Tony Romo could have very well skipped out on his Sunday broadcasting gig at Vikings-Bears to play golf in Napa, Calif. on less than 48 hours notice without facing any consequences. It’s not entirely due to the fact that the former quarterback commands such respect that even his bosses at CBS bend to his every whim, but that seems to be close to reality—this year, at least.
Andrew Marchand of the New York Post reported that Romo was given a sponsorship exception to participate in this tournament, knowing full well that there would be a chance that the ex-Cowboy would need to miss out on broadcasting duties if he played well enough.
Romo dreams of qualifying for the professional tour. Though he’s very good — he’s won the American Century Championship celebrity tournament in Lake Tahoe the past two years — it is unlikely he would make the cut in a PGA Tour event. He failed in his previous three attempts.
But if he does, what will CBS do? A CBS spokeswoman told The Post it has a contingency plan, but declined to name the analyst who would call the game with Jim Nantz.

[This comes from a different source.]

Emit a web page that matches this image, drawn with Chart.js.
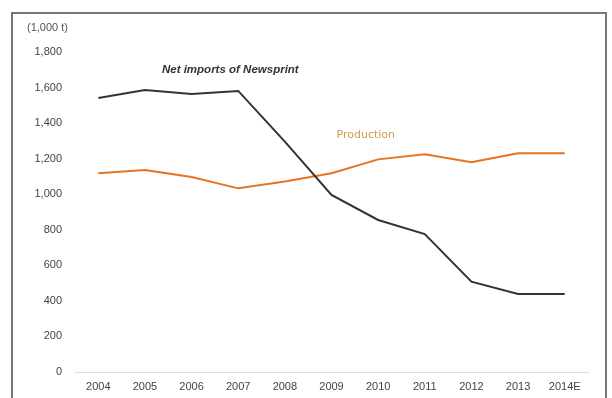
<!DOCTYPE html>
<html>
<head>
<meta charset="utf-8">
<script src="https://cdn.jsdelivr.net/npm/chart.js@4.4.1/dist/chart.umd.min.js"></script>
<style>
  html, body { margin: 0; padding: 0; background: #fff; }
  #wrap { position: relative; width: 612px; height: 398px; overflow: hidden; }
  #frame { position: absolute; left: 11px; top: 12px; width: 596px; height: 400px; border: 2px solid #777; box-sizing: border-box; }
  canvas { position: absolute; left: 0; top: 0; }
</style>
</head>
<body>
<div id="wrap">
  <div id="frame"></div>
  <canvas id="lineChart" width="612" height="398"></canvas>
</div>
<script>
// newsprint supply, thousand tonnes
const years = ['2004', '2005', '2006', '2007', '2008', '2009', '2010', '2011', '2012', '2013', '2014E'];
const netImports = [1541, 1586, 1564, 1581, 1296, 996, 855, 776, 508, 439, 439];
const production = [1118, 1136, 1097, 1033, 1071, 1118, 1196, 1225, 1180, 1230, 1230];
const yTicks = [0, 200, 400, 600, 800, 1000, 1200, 1400, 1600, 1800];

let ctx = document.getElementById('lineChart').getContext('2d');

const tickFont = { size: 11, family: '"Liberation Sans", Arial, sans-serif' };

// unit caption and the in-plot series names
const labelsPlugin = {
  id: 'seriesLabels',
  afterDraw(chart) {
    const c = chart.ctx;
    const x = chart.scales.x;
    const y = chart.scales.y;
    c.save();
    c.font = '11px "Liberation Sans", Arial, sans-serif';
    c.fillStyle = '#555';
    c.textBaseline = 'middle';
    c.textAlign = 'left';
    c.fillText('(1,000 t)', 27, 28);

    c.font = 'italic bold 11.5px "Liberation Sans", Arial, sans-serif';
    c.fillStyle = '#333';
    c.fillText('Net imports of Newsprint', x.getPixelForValue(1) + 17, y.getPixelForValue(1700));

    c.font = '11px "DejaVu Sans", sans-serif';
    c.fillStyle = '#d49a4c';
    c.filter = 'blur(0.5px)';
    c.fillText('Production', x.getPixelForValue(5) + 5, y.getPixelForValue(1330));
    c.restore();
  }
};

new Chart(ctx, {
  type: 'line',
  data: {
    labels: years,
    datasets: [{
      label: 'Net imports of Newsprint',
      data: netImports,
      borderColor: '#333',
      borderWidth: 2,
      pointRadius: 0,
      tension: 0,
      fill: false
    }, {
      label: 'Production',
      data: production,
      borderColor: '#e8731e',
      borderWidth: 2,
      pointRadius: 0,
      tension: 0,
      fill: false
    }]
  },
  options: {
    responsive: false,
    animation: false,
    layout: { padding: { left: 0, right: 24, top: 52, bottom: 0 } },
    plugins: {
      legend: { display: false },
      tooltip: { enabled: false }
    },
    scales: {
      x: {
        offset: true,
        grid: { display: false, drawTicks: false },
        border: { display: true, color: '#ddd', width: 1 },
        ticks: {
          color: '#444',
          font: tickFont,
          padding: 8,
          maxRotation: 0,
          autoSkip: false
        },
        afterFit(scale) { scale.height = 26; }
      },
      y: {
        min: 0,
        max: 1800,
        afterBuildTicks(scale) { scale.ticks = yTicks.map(v => ({ value: v })); },
        grid: { display: false, drawTicks: false },
        border: { display: false },
        ticks: {
          color: '#444',
          font: tickFont,
          padding: 13,
          callback: v => v.toLocaleString('en-US')
        },
        afterFit(scale) { scale.width = 75; }
      }
    }
  },
  plugins: [labelsPlugin]
});
</script>
</body>
</html>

As Marchand notes, the chances of Romo doing well enough to progress far into a PGA tournament are rather slim given how he stacks up against some of the best in the world. He was right in the end, but only to a certain extent. Romo played the round of his life on Thursday, putting together a two-under par 70 through his first 18 holes. At the time, he was tied for 20th, just five shots back from then-leader Adam Scott.
Because of this, CBS was prepping Boomer Esiason* to serve as Romo’s backup in Chicago on Sunday, according to Marchand. But as he’s been known to do throughout his career, Romo choked and fell all the way down to 113th in the tournament after a six-over par 78 in the second round, causing him to miss the cut by six. Sadly, this means he’ll have to take a private jet from Napa to Chicago so that he can actually go do his job on Sunday. You just can’t help but feel bad for the guy.